Retype every line from the start of the data down to and including the line with "b_whishi = [0.709, 1.29]". Skip the pictures.

(Figure scripts)
═══

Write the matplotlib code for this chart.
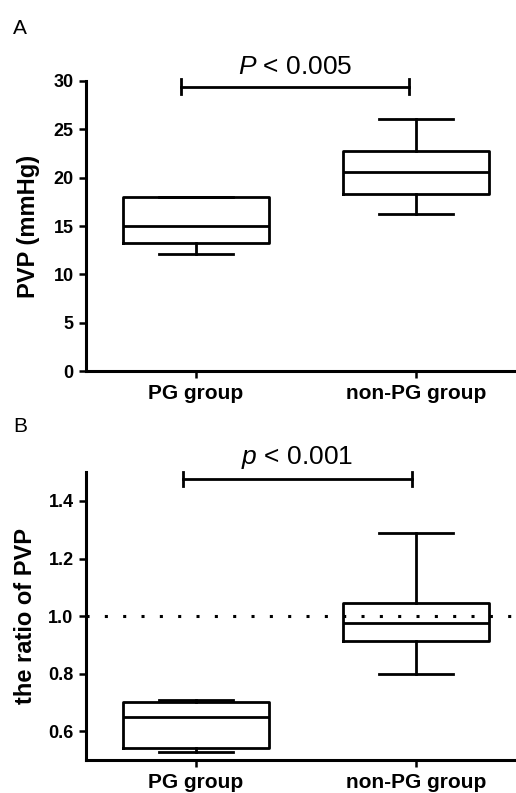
import matplotlib
matplotlib.use('Agg')
import matplotlib.pyplot as plt

plt.rcParams['font.family'] = ['Liberation Sans', 'DejaVu Sans']
plt.rcParams['mathtext.fontset'] = 'custom'
plt.rcParams['mathtext.it'] = 'Liberation Sans:italic'
plt.rcParams['mathtext.rm'] = 'Liberation Sans'

groups = ['PG group', 'non-PG group']

# panel A: PVP (mmHg)
a_whislo = [12.1, 16.2]
a_q1 = [13.2, 18.3]
a_med = [15.0, 20.6]
a_q3 = [18.0, 22.8]
a_whishi = [18.0, 26.1]

# panel B: ratio of PVP
b_whislo = [0.527, 0.80]
b_q1 = [0.54, 0.913]
b_med = [0.65, 0.977]
b_q3 = [0.70, 1.044]
b_whishi = [0.709, 1.29]

fig = plt.figure(figsize=(5.16, 7.93), dpi=100)
axA = fig.add_axes([0.1667, 0.532, 0.84, 0.366])
axB = fig.add_axes([0.1667, 0.0416, 0.84, 0.363])

lw = 2.0


def draw_box(ax, lo, q1, med, q3, hi):
    stats = []
    for i in range(len(groups)):
        stats.append(dict(whislo=lo[i], q1=q1[i], med=med[i], q3=q3[i],
                          whishi=hi[i], label=groups[i]))
    ax.bxp(stats, positions=[1, 2], widths=0.66, capwidths=0.34,
           showfliers=False,
           boxprops=dict(color='black', linewidth=lw),
           medianprops=dict(color='black', linewidth=lw),
           whiskerprops=dict(color='black', linewidth=lw),
           capprops=dict(color='black', linewidth=lw))


def style(ax):
    ax.spines['top'].set_visible(False)
    ax.spines['right'].set_visible(False)
    ax.spines['left'].set_linewidth(2.2)
    ax.spines['bottom'].set_linewidth(2.2)
    ax.set_xlim(0.5, 2.47)
    ax.set_xticks([1, 2])
    ax.set_xticklabels(groups, fontsize=15, fontweight='bold')
    ax.tick_params(axis='y', width=1.8, length=5, pad=4, labelsize=13)
    ax.tick_params(axis='x', width=1.8, length=5, pad=4)
    for t in ax.get_yticklabels():
        t.set_fontweight('bold')


def sig_bar(ax, x0, x1, y, dy, text, ty):
    ax.plot([x0, x1], [y, y], color='black', lw=lw, clip_on=False)
    ax.plot([x0, x0], [y - dy, y + dy], color='black', lw=lw, clip_on=False)
    ax.plot([x1, x1], [y - dy, y + dy], color='black', lw=lw, clip_on=False)
    ax.text((x0 + x1) / 2, ty, text, ha='center', va='baseline',
            fontsize=19, clip_on=False)


# panel A
draw_box(axA, a_whislo, a_q1, a_med, a_q3, a_whishi)
axA.set_ylim(0, 30)
axA.set_yticks([0, 5, 10, 15, 20, 25, 30])
style(axA)
axA.set_ylabel('PVP (mmHg)', fontsize=17, fontweight='bold', labelpad=10)
sig_bar(axA, 0.93, 1.97, 29.4, 0.8, r'$\it{P}$ < 0.005', 30.75)

# panel B
draw_box(axB, b_whislo, b_q1, b_med, b_q3, b_whishi)
axB.axhline(1.0, color='black', lw=2.2, linestyle=(0, (1, 5)), zorder=3)
axB.set_ylim(0.5, 1.5)
axB.set_yticks([0.6, 0.8, 1.0, 1.2, 1.4])
style(axB)
axB.set_ylabel('the ratio of PVP', fontsize=17, fontweight='bold', labelpad=8)
sig_bar(axB, 0.94, 1.98, 1.476, 0.025, r'$\it{p}$ < 0.001', 1.53)

fig.text(0.025, 1 - 34 / 793, 'A', fontsize=15)
fig.text(0.025, 1 - 432 / 793, 'B', fontsize=15)

fig.savefig('out.png', dpi=100)
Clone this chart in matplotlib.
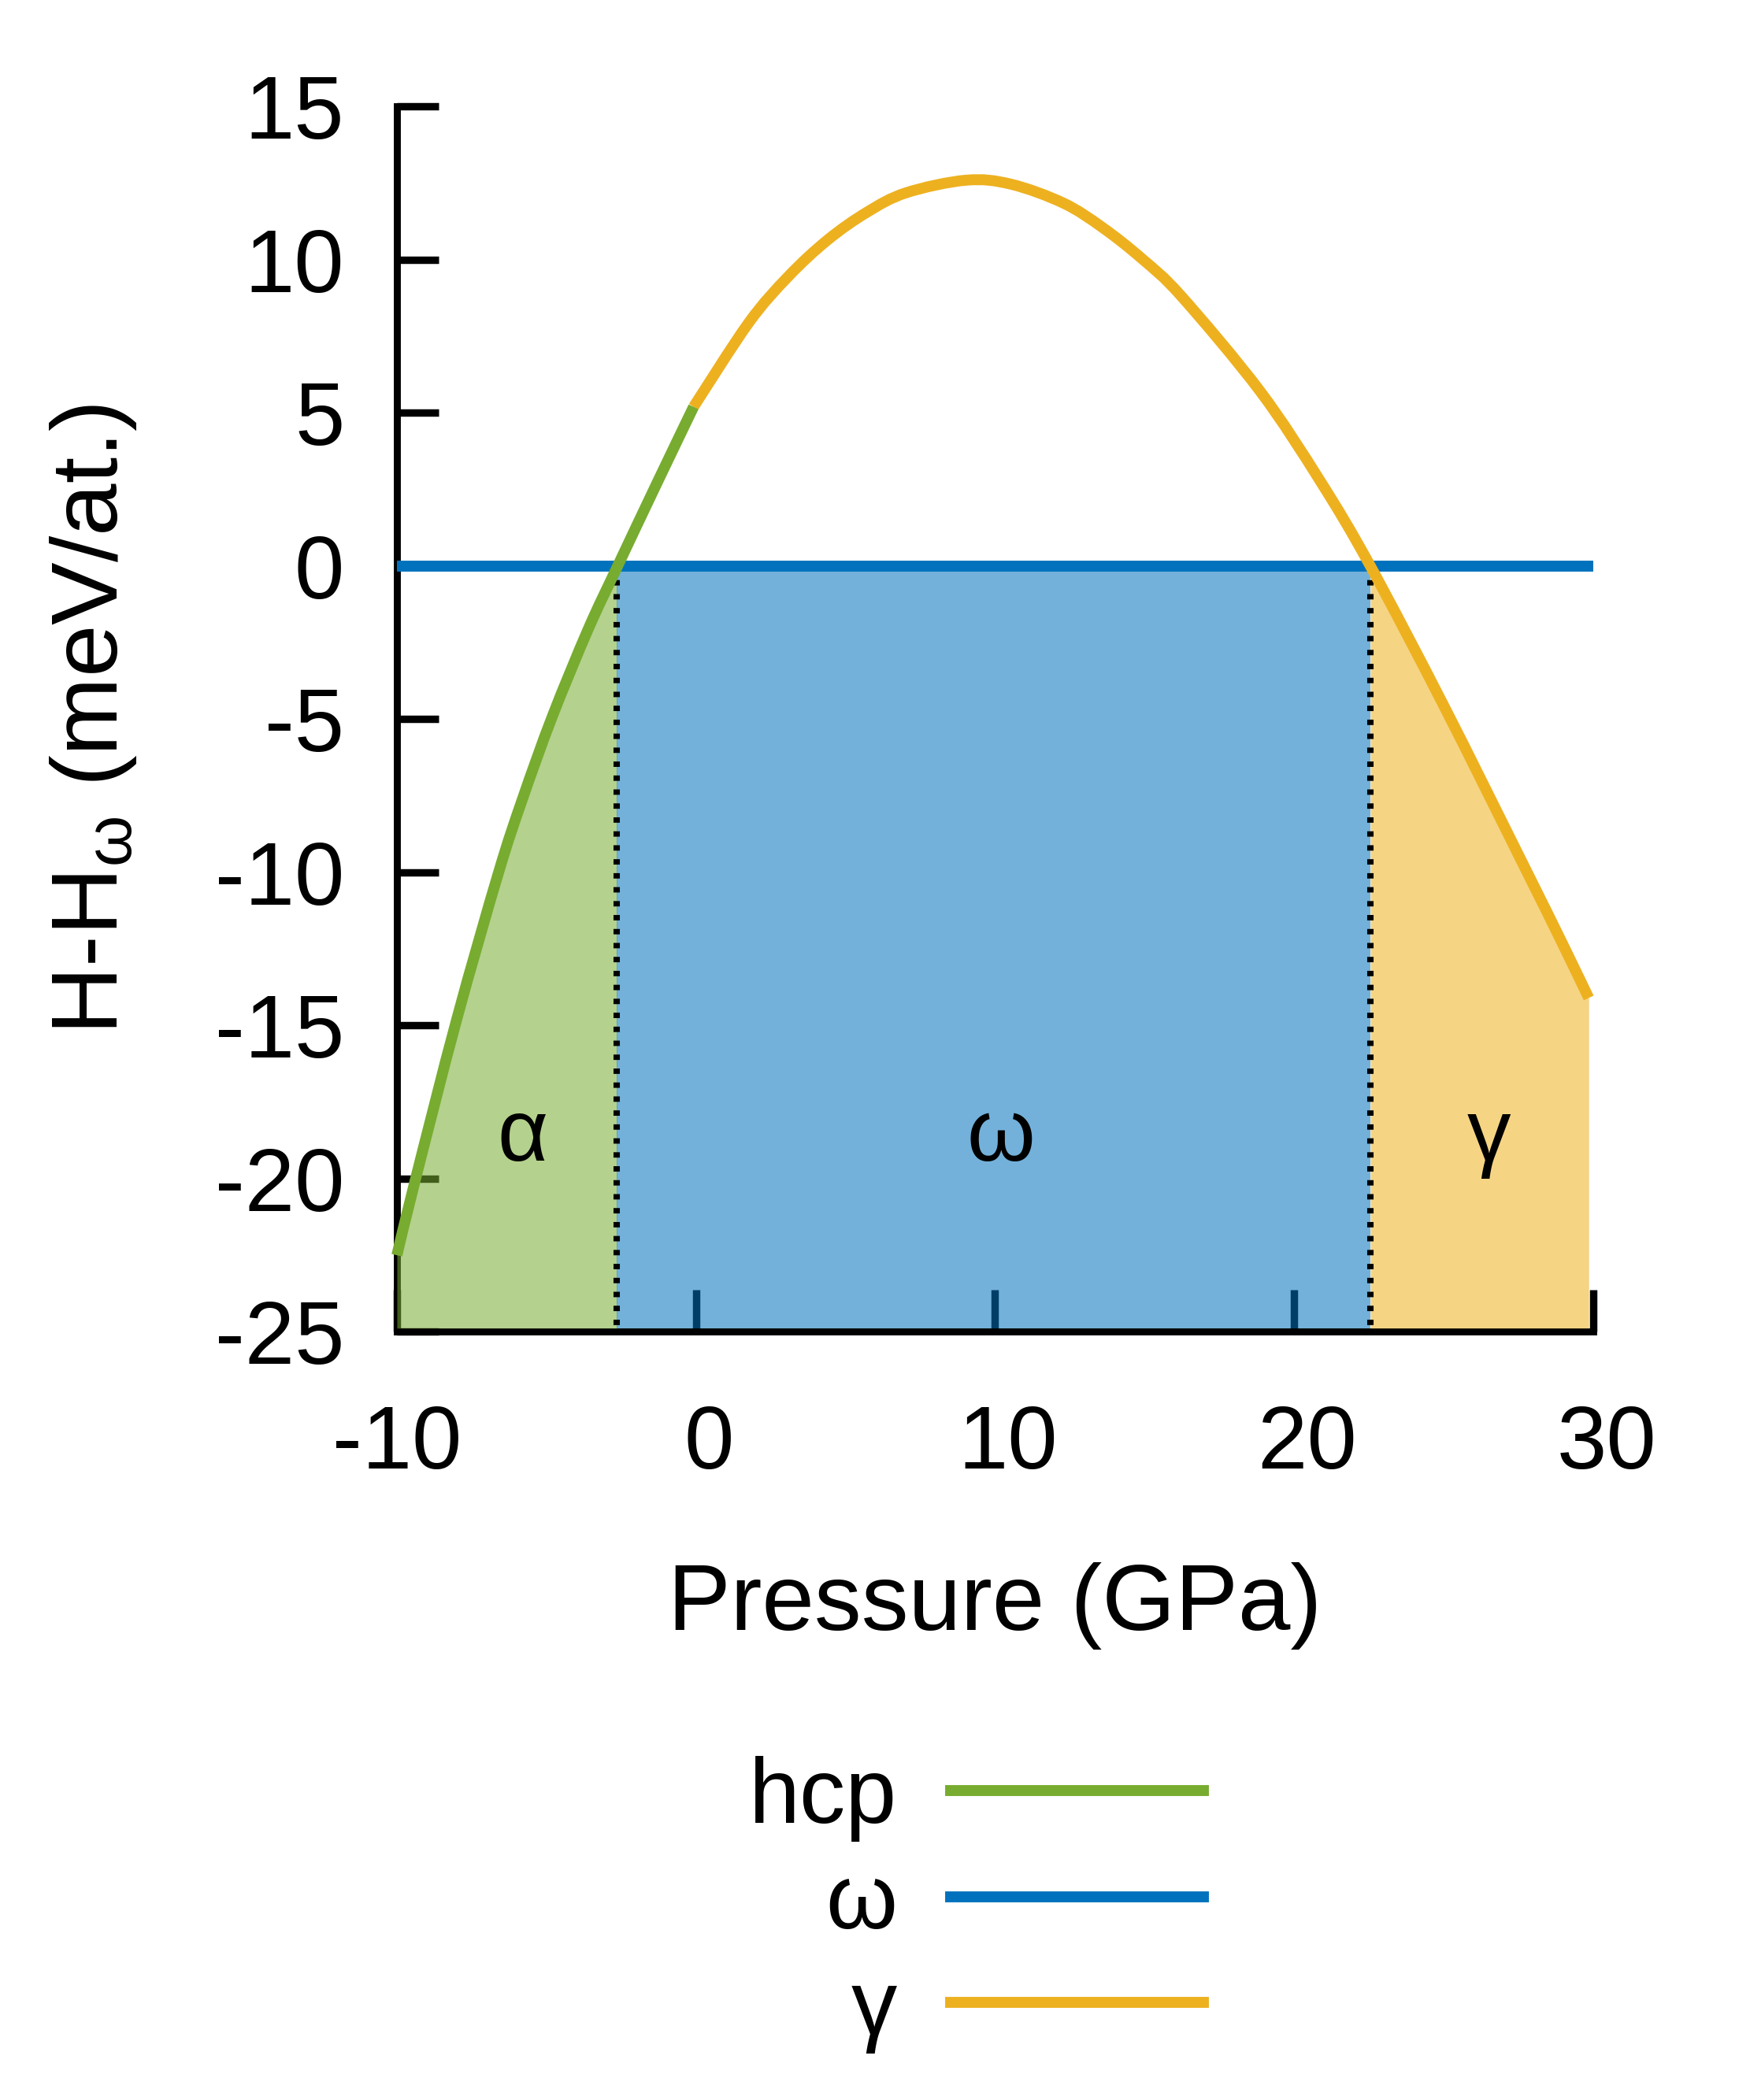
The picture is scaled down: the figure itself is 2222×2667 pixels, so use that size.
import numpy as np
import matplotlib.pyplot as plt
import matplotlib.transforms as mtransforms
from matplotlib.lines import Line2D
from matplotlib.path import Path
from matplotlib.patches import PathPatch

plt.rcParams['font.family'] = ['Liberation Sans', 'DejaVu Sans']
plt.rcParams['mathtext.fontset'] = 'custom'
plt.rcParams['mathtext.rm'] = 'Liberation Sans'
plt.rcParams['mathtext.it'] = 'Liberation Sans:italic'
plt.rcParams['axes.unicode_minus'] = False

# values (pressure in GPa, H-H_omega in meV/at.)
hcp_p = np.array([-10.0, -9.4, -8.0, -6.6, -5.8, -4.8, -3.6, -2.62, -1.31, -0.08])
hcp_h = np.array([-22.5, -20.1, -14.8, -10.0, -7.6, -4.9, -2.05, 0.0, 2.7, 5.2])

gamma_p = np.array([-0.08, 1.76, 3.08, 4.39, 5.71, 7.03, 9.04, 10.53, 12.29, 13.6,
                    14.92, 16.24, 18.87, 20.89, 22.55, 25.0, 27.64, 28.96, 29.85])
gamma_h = np.array([5.2, 7.94, 9.45, 10.64, 11.55, 12.19, 12.6, 12.47, 11.85, 11.05,
                    10.03, 8.8, 5.7, 2.75, 0.0, -4.55, -9.7, -12.3, -14.1])

omega_p = np.array([-10.0, 30.0])
omega_h = np.array([0.0, 0.0])

# phase boundaries
p_alpha_omega = -2.65
p_omega_gamma = 22.55

phase_names = ['α', 'ω', 'γ']
phase_pos = [-5.8, 10.2, 26.5]
legend_labels = ['hcp', 'ω', 'γ']

green = '#77AC30'
blue = '#0072BD'
orange = '#EDB120'


def smooth_path(x, y):
    # smooth bezier through the read points (catmull-rom control points)
    pts = np.column_stack([x, y])
    verts = [pts[0]]
    codes = [Path.MOVETO]
    n = len(pts)
    for i in range(n - 1):
        p0 = pts[i - 1] if i > 0 else pts[i]
        p1 = pts[i]
        p2 = pts[i + 1]
        p3 = pts[i + 2] if i + 2 < n else pts[i + 1]
        verts += [p1 + (p2 - p0) / 6, p2 - (p3 - p1) / 6, p2]
        codes += [Path.CURVE4] * 3
    return Path(verts, codes)


fig = plt.figure(figsize=(11.11, 13.335), dpi=200)
ax = fig.add_axes([0.2268, 0.3658, 0.6836, 0.5834])

base = -24.88
ax.set_xlim(-10, 30)
ax.set_ylim(-25, 15)

# shaded stability regions
m = hcp_p <= p_alpha_omega
ax.fill_between(np.append(hcp_p[m], p_alpha_omega), np.append(hcp_h[m], 0.0), base,
                color=green, alpha=0.55, lw=0, zorder=3)
ax.fill_between([p_alpha_omega, p_omega_gamma], [0, 0], base, color=blue,
                alpha=0.55, lw=0, zorder=3)
m = gamma_p >= p_omega_gamma
ax.fill_between(gamma_p[m], gamma_h[m], base, color=orange, alpha=0.55, lw=0, zorder=3)

# dotted boundaries
for p in [p_alpha_omega, p_omega_gamma]:
    ax.plot([p, p], [0, -25], color='black', lw=2.9, ls=(0, (0.85, 1.35)), zorder=3.5)

# curves
ax.plot(omega_p, omega_h, color=blue, lw=5, zorder=4, clip_on=False, solid_capstyle='butt')
for px, hy, c, z in [(gamma_p, gamma_h, orange, 4.1), (hcp_p, hcp_h, green, 4.2)]:
    ax.add_patch(PathPatch(smooth_path(px, hy), fill=False, edgecolor=c, lw=5,
                           capstyle='butt', joinstyle='round', zorder=z, clip_on=False))

for name, p in zip(phase_names, phase_pos):
    ax.text(p, -19.4, name, fontsize=40, ha='center', va='baseline', zorder=5)

# axes styling
for s in ['top', 'right']:
    ax.spines[s].set_visible(False)
for s in ['left', 'bottom']:
    ax.spines[s].set_linewidth(3.2)
ax.set_xticks([-10, 0, 10, 20, 30])
ax.set_yticks([-25, -20, -15, -10, -5, 0, 5, 10, 15])
ax.tick_params(axis='both', direction='in', length=19, width=3.4, labelsize=41)
ax.tick_params(axis='x', pad=33)
ax.tick_params(axis='y', pad=24)

# non-negative x labels sit a little right of their ticks in the original
shift = mtransforms.ScaledTranslation(6 / 72, 0, fig.dpi_scale_trans)
for lbl in ax.get_xticklabels()[1:]:
    lbl.set_transform(lbl.get_transform() + shift)

ax.set_xlabel('Pressure (GPa)', fontsize=43, labelpad=34)
ax.set_ylabel('H-H$_{\\mathrm{\\omega}}$ (meV/at.)', fontsize=43, labelpad=35)

handles = [Line2D([], [], color=c, lw=5) for c in [green, blue, orange]]
fig.legend(handles, legend_labels, loc='center right', bbox_to_anchor=(0.6876, 0.0930),
           bbox_transform=fig.transFigure, frameon=False, markerfirst=False,
           fontsize=42, handlelength=2.75, handletextpad=0.58, labelspacing=0.22,
           borderpad=0, borderaxespad=0)

fig.savefig('out.png', dpi=200)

═══

## Final result
Write the matplotlib code for this chart.
import matplotlib
matplotlib.use('Agg')
import matplotlib.pyplot as plt

plt.rcParams['font.family'] = ['Liberation Sans', 'DejaVu Sans']
plt.rcParams['mathtext.fontset'] = 'custom'
plt.rcParams['mathtext.it'] = 'Liberation Sans:italic'
plt.rcParams['mathtext.rm'] = 'Liberation Sans'

groups = ['PG group', 'non-PG group']

# panel A: PVP (mmHg)
a_whislo = [12.1, 16.2]
a_q1 = [13.2, 18.3]
a_med = [15.0, 20.6]
a_q3 = [18.0, 22.8]
a_whishi = [18.0, 26.1]

# panel B: ratio of PVP
b_whislo = [0.527, 0.80]
b_q1 = [0.54, 0.913]
b_med = [0.65, 0.977]
b_q3 = [0.70, 1.044]
b_whishi = [0.709, 1.29]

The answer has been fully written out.